→ Goal of the exercise
Copy, in full, each line of the material that holds the word "this".

→ Input rows

#####

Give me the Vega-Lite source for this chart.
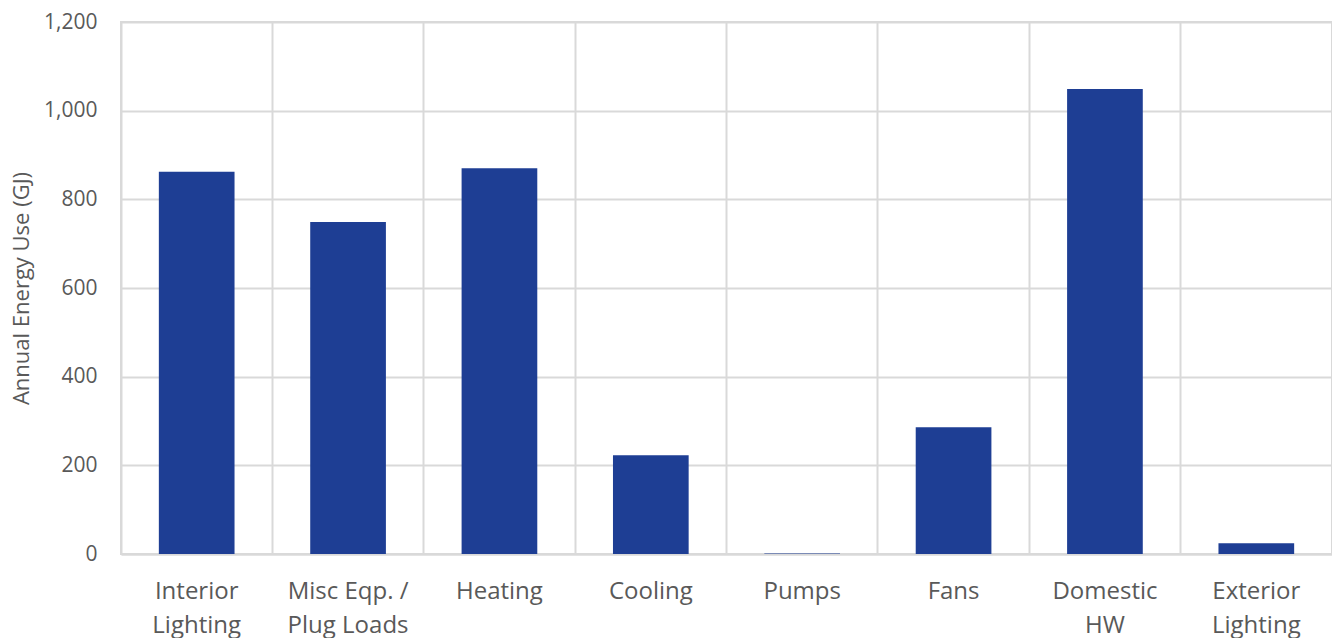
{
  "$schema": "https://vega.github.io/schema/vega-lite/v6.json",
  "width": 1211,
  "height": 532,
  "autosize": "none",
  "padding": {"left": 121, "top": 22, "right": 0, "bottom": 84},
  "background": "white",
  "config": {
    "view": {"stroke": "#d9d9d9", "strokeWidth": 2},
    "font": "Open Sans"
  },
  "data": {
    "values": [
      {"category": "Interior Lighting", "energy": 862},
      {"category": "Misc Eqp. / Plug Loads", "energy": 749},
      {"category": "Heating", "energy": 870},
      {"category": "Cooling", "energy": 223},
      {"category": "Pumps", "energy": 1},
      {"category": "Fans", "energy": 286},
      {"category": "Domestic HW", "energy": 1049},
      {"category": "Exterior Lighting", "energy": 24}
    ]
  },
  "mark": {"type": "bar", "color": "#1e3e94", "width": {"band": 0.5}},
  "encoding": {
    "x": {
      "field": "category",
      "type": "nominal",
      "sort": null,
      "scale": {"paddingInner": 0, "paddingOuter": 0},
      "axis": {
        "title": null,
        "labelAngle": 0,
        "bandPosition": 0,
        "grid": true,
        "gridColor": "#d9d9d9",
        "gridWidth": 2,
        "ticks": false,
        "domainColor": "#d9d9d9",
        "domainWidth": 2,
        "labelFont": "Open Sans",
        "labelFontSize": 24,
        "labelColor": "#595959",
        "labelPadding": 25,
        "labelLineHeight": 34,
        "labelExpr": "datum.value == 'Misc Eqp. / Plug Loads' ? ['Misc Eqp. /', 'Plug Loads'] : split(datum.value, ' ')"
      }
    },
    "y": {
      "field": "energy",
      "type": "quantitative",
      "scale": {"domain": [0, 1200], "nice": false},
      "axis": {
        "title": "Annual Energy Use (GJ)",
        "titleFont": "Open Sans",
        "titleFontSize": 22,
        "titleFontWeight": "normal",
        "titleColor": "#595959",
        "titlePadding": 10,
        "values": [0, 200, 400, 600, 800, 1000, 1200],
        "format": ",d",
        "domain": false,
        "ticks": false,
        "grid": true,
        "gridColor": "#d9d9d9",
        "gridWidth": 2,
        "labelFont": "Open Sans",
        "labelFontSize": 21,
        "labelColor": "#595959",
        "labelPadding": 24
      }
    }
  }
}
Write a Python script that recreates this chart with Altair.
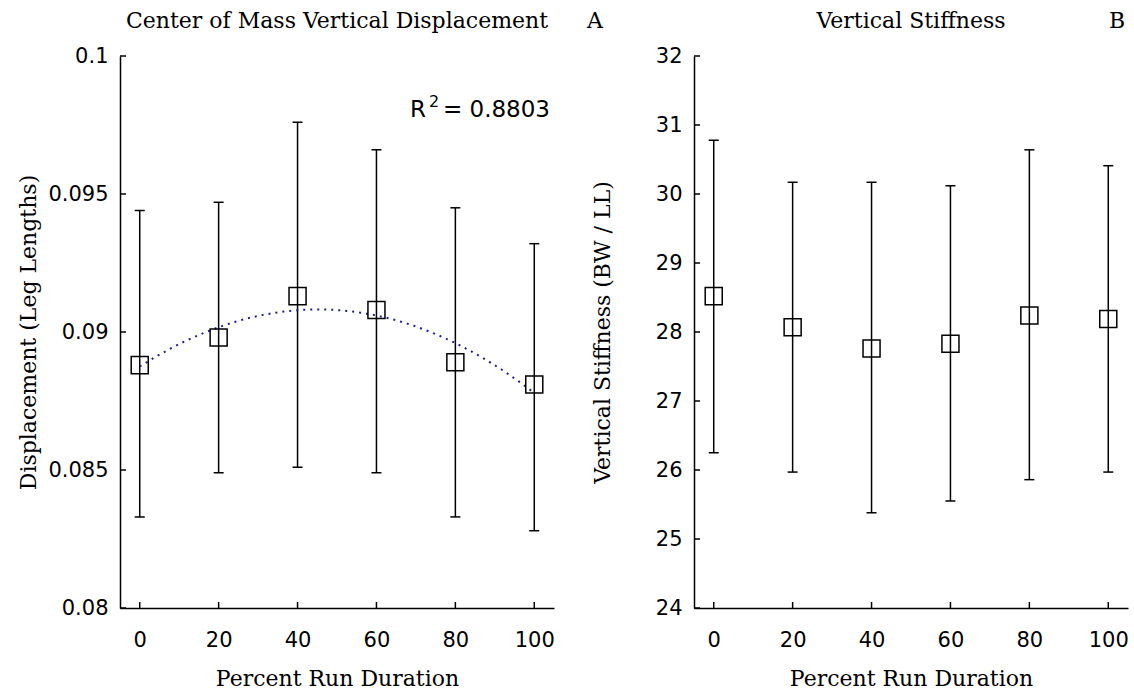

#####

→ Task output
Give me the Vega-Lite source for this chart.
Write a Python script that recreates this chart with Altair.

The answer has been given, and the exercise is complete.